━━━ Dataset excerpt ━━━
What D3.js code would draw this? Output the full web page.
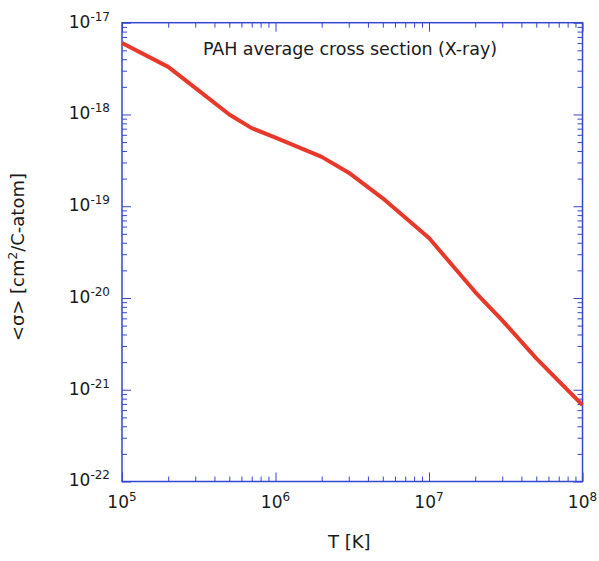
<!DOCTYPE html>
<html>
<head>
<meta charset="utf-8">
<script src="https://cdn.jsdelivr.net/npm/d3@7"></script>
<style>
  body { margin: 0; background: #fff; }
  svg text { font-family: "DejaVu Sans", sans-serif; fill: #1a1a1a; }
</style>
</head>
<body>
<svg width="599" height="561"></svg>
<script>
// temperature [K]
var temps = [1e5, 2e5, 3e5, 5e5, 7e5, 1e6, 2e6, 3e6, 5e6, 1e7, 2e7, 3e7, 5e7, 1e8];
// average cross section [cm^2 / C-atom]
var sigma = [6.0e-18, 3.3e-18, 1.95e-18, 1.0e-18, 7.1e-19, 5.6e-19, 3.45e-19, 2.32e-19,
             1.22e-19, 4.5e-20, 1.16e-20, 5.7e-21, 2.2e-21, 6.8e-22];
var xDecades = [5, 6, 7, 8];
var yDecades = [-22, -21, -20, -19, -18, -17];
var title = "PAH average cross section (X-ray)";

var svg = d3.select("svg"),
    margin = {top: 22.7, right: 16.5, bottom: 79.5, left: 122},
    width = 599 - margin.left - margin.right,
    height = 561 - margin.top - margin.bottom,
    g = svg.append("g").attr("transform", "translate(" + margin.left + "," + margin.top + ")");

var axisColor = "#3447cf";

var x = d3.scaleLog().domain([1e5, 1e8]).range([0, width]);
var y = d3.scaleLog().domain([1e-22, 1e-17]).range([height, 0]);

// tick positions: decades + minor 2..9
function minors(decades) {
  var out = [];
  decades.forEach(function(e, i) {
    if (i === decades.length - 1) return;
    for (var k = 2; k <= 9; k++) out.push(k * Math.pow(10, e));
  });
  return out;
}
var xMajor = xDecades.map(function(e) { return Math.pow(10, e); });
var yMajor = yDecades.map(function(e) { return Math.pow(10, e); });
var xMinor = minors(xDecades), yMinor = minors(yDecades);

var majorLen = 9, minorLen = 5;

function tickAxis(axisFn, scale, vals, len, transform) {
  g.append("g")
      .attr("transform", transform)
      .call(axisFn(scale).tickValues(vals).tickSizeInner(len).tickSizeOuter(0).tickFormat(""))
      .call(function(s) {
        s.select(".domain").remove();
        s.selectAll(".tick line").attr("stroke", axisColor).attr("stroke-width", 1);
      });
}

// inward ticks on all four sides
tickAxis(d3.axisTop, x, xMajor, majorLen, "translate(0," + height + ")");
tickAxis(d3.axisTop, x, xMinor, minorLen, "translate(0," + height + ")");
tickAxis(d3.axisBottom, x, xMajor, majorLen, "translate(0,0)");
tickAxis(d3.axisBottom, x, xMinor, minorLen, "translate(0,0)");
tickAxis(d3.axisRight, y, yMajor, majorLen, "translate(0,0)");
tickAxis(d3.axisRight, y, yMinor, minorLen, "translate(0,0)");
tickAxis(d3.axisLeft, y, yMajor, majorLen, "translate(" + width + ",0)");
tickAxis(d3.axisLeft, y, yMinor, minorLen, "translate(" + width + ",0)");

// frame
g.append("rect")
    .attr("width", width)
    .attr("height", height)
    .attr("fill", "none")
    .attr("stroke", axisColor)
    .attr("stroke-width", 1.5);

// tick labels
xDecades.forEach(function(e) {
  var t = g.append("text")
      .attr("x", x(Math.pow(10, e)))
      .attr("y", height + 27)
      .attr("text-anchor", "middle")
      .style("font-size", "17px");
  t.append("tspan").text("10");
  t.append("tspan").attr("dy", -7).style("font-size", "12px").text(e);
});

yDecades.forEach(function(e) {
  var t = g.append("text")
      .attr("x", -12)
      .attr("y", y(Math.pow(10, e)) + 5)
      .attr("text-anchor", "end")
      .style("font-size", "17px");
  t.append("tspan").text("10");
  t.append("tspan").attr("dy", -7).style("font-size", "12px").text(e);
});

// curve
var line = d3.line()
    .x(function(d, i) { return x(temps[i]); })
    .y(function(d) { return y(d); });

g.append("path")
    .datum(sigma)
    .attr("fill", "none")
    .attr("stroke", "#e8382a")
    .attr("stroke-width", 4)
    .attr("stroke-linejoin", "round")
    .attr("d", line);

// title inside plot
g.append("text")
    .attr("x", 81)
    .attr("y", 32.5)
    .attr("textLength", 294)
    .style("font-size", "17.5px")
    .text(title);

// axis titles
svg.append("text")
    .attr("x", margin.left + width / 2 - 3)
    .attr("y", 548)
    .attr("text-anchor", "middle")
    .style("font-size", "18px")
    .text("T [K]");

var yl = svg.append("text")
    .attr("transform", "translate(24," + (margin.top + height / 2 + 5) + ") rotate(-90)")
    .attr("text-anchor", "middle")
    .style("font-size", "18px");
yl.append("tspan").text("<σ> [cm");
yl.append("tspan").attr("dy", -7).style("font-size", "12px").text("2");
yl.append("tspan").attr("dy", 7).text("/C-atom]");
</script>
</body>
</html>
━━━
◆ Directive
Copy every line above word for word and exclude the pictures.

◆ Output for this task
What D3.js code would draw this? Output the full web page.
<!DOCTYPE html>
<html>
<head>
<meta charset="utf-8">
<script src="https://cdn.jsdelivr.net/npm/d3@7"></script>
<style>
  body { margin: 0; background: #fff; }
  svg text { font-family: "DejaVu Sans", sans-serif; fill: #1a1a1a; }
</style>
</head>
<body>
<svg width="599" height="561"></svg>
<script>
// temperature [K]
var temps = [1e5, 2e5, 3e5, 5e5, 7e5, 1e6, 2e6, 3e6, 5e6, 1e7, 2e7, 3e7, 5e7, 1e8];
// average cross section [cm^2 / C-atom]
var sigma = [6.0e-18, 3.3e-18, 1.95e-18, 1.0e-18, 7.1e-19, 5.6e-19, 3.45e-19, 2.32e-19,
             1.22e-19, 4.5e-20, 1.16e-20, 5.7e-21, 2.2e-21, 6.8e-22];
var xDecades = [5, 6, 7, 8];
var yDecades = [-22, -21, -20, -19, -18, -17];
var title = "PAH average cross section (X-ray)";

var svg = d3.select("svg"),
    margin = {top: 22.7, right: 16.5, bottom: 79.5, left: 122},
    width = 599 - margin.left - margin.right,
    height = 561 - margin.top - margin.bottom,
    g = svg.append("g").attr("transform", "translate(" + margin.left + "," + margin.top + ")");

var axisColor = "#3447cf";

var x = d3.scaleLog().domain([1e5, 1e8]).range([0, width]);
var y = d3.scaleLog().domain([1e-22, 1e-17]).range([height, 0]);

// tick positions: decades + minor 2..9
function minors(decades) {
  var out = [];
  decades.forEach(function(e, i) {
    if (i === decades.length - 1) return;
    for (var k = 2; k <= 9; k++) out.push(k * Math.pow(10, e));
  });
  return out;
}
var xMajor = xDecades.map(function(e) { return Math.pow(10, e); });
var yMajor = yDecades.map(function(e) { return Math.pow(10, e); });
var xMinor = minors(xDecades), yMinor = minors(yDecades);

var majorLen = 9, minorLen = 5;

function tickAxis(axisFn, scale, vals, len, transform) {
  g.append("g")
      .attr("transform", transform)
      .call(axisFn(scale).tickValues(vals).tickSizeInner(len).tickSizeOuter(0).tickFormat(""))
      .call(function(s) {
        s.select(".domain").remove();
        s.selectAll(".tick line").attr("stroke", axisColor).attr("stroke-width", 1);
      });
}

// inward ticks on all four sides
tickAxis(d3.axisTop, x, xMajor, majorLen, "translate(0," + height + ")");
tickAxis(d3.axisTop, x, xMinor, minorLen, "translate(0," + height + ")");
tickAxis(d3.axisBottom, x, xMajor, majorLen, "translate(0,0)");
tickAxis(d3.axisBottom, x, xMinor, minorLen, "translate(0,0)");
tickAxis(d3.axisRight, y, yMajor, majorLen, "translate(0,0)");
tickAxis(d3.axisRight, y, yMinor, minorLen, "translate(0,0)");
tickAxis(d3.axisLeft, y, yMajor, majorLen, "translate(" + width + ",0)");
tickAxis(d3.axisLeft, y, yMinor, minorLen, "translate(" + width + ",0)");

// frame
g.append("rect")
    .attr("width", width)
    .attr("height", height)
    .attr("fill", "none")
    .attr("stroke", axisColor)
    .attr("stroke-width", 1.5);

// tick labels
xDecades.forEach(function(e) {
  var t = g.append("text")
      .attr("x", x(Math.pow(10, e)))
      .attr("y", height + 27)
      .attr("text-anchor", "middle")
      .style("font-size", "17px");
  t.append("tspan").text("10");
  t.append("tspan").attr("dy", -7).style("font-size", "12px").text(e);
});

yDecades.forEach(function(e) {
  var t = g.append("text")
      .attr("x", -12)
      .attr("y", y(Math.pow(10, e)) + 5)
      .attr("text-anchor", "end")
      .style("font-size", "17px");
  t.append("tspan").text("10");
  t.append("tspan").attr("dy", -7).style("font-size", "12px").text(e);
});

// curve
var line = d3.line()
    .x(function(d, i) { return x(temps[i]); })
    .y(function(d) { return y(d); });

g.append("path")
    .datum(sigma)
    .attr("fill", "none")
    .attr("stroke", "#e8382a")
    .attr("stroke-width", 4)
    .attr("stroke-linejoin", "round")
    .attr("d", line);

// title inside plot
g.append("text")
    .attr("x", 81)
    .attr("y", 32.5)
    .attr("textLength", 294)
    .style("font-size", "17.5px")
    .text(title);

// axis titles
svg.append("text")
    .attr("x", margin.left + width / 2 - 3)
    .attr("y", 548)
    .attr("text-anchor", "middle")
    .style("font-size", "18px")
    .text("T [K]");

var yl = svg.append("text")
    .attr("transform", "translate(24," + (margin.top + height / 2 + 5) + ") rotate(-90)")
    .attr("text-anchor", "middle")
    .style("font-size", "18px");
yl.append("tspan").text("<σ> [cm");
yl.append("tspan").attr("dy", -7).style("font-size", "12px").text("2");
yl.append("tspan").attr("dy", 7).text("/C-atom]");
</script>
</body>
</html>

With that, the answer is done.